The Chinese long ago borrowed the concept of the political officer from the Soviet Union. The political officer represents the Communist Party and has the authority to overrule any order a military officer gives. In reality, the political officer usually acts as a combined morale and special events officer. The political officers are primarily responsible for preventing anything happening in their unit that would embarrass the party. In theory, political officers are supposed to prevent their commanders from getting involved in fiscal corruption, but often it's the other way around, with the political officers getting involved in illegal money-making schemes first. The Communist Party is trying to purge the ranks of its political officers of dishonest and unreliable elements. It is slow going.

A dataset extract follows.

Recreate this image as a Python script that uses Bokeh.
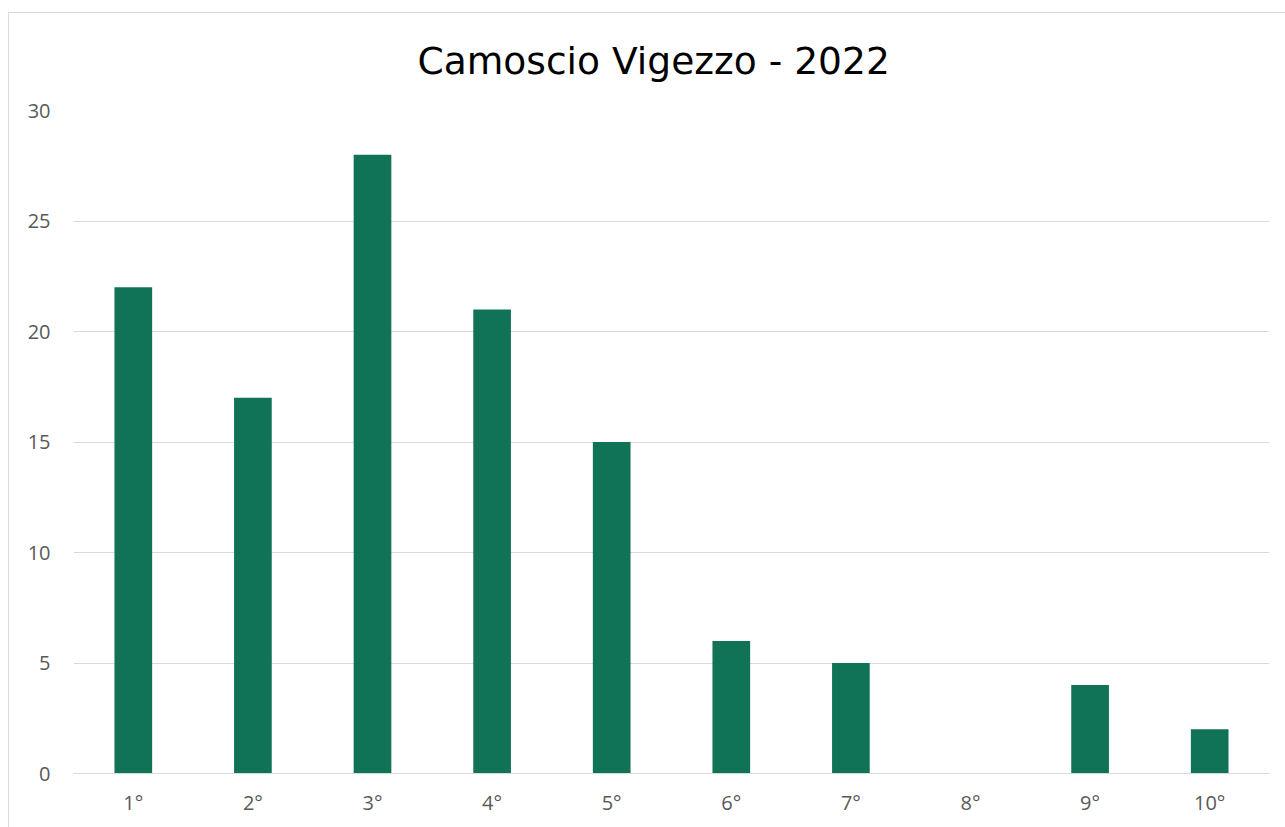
from bokeh.plotting import figure
from bokeh.embed import file_html
from bokeh.resources import INLINE
from bokeh.models import FixedTicker

categories = ["1°", "2°", "3°", "4°", "5°", "6°", "7°", "8°", "9°", "10°"]
counts = [22, 17, 28, 21, 15, 6, 5, 0, 4, 2]
y_ticks = [0, 5, 10, 15, 20, 25, 30]

p = figure(x_range=categories, y_range=(0, 30), width=1277, height=815,
           output_backend="svg", toolbar_location=None,
           title="Camoscio Vigezzo - 2022",
           min_border_left=64, min_border_right=17, min_border_top=96, min_border_bottom=55)
p.styles = {"border-top": "1px solid #d9d9d9", "border-left": "1px solid #d9d9d9",
            "margin-top": "12px", "margin-left": "8px"}
p.x_range.range_padding = 0
p.outline_line_color = None

p.vbar(x=categories, top=counts, width=0.315, color="#107256", line_color=None)

p.title.align = "left"
p.title.offset = 344
p.title.text_font = "DejaVu Sans"
p.title.text_font_size = "37.6px"
p.title.text_font_style = "normal"
p.title.text_color = "#000000"
p.title.vertical_align = "top"
p.title.standoff = 51

p.yaxis.ticker = FixedTicker(ticks=y_ticks)
p.yaxis.axis_line_color = None
p.yaxis.major_tick_line_color = None
p.yaxis.minor_tick_line_color = None
p.yaxis.major_label_text_font = "Open Sans"
p.yaxis.major_label_text_font_size = "20px"
p.yaxis.major_label_text_color = "#595959"
p.yaxis.major_label_standoff = 17

p.xaxis.axis_line_color = "#d9d9d9"
p.xaxis.major_tick_line_color = None
p.xaxis.major_label_text_font = "Open Sans"
p.xaxis.major_label_text_font_size = "20px"
p.xaxis.major_label_text_color = "#595959"
p.xaxis.major_label_standoff = 9

p.xgrid.grid_line_color = None
p.ygrid.grid_line_color = "#d9d9d9"
p.ygrid.grid_line_width = 1

open("out.html", "w").write(file_html(p, INLINE))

Technically Russia got rid of political officers after 1991 when the communists lost control of the government. But that slowly changed as one-party rule returned a decade later. By 2013 Russia ordered the return of ideological training for troops and increased use of informants and opinion surveys to monitor morale and loyalty in the military. In effect, the Russian government has returned to using the communist era "Zampolit" (political officer). In Soviet times every unit commander had a deputy (Zampolit) who represented the communist party and could veto any of the commanders’ decisions. The Zampolit was responsible for troop loyalty and political correctness. Sort of a communist chaplain. Earlier (2010) the Russian Army reintroduced chaplains, something that the communists did away with in the 1920s. The new chaplains are, however, expected to report on the loyalty of the troops, to church and state. Now additional officers are being added to handle ideological training and monitoring morale. Not exactly the return of the Zampolit to non-communist Russia but a return of most of the Zampolits’ duties.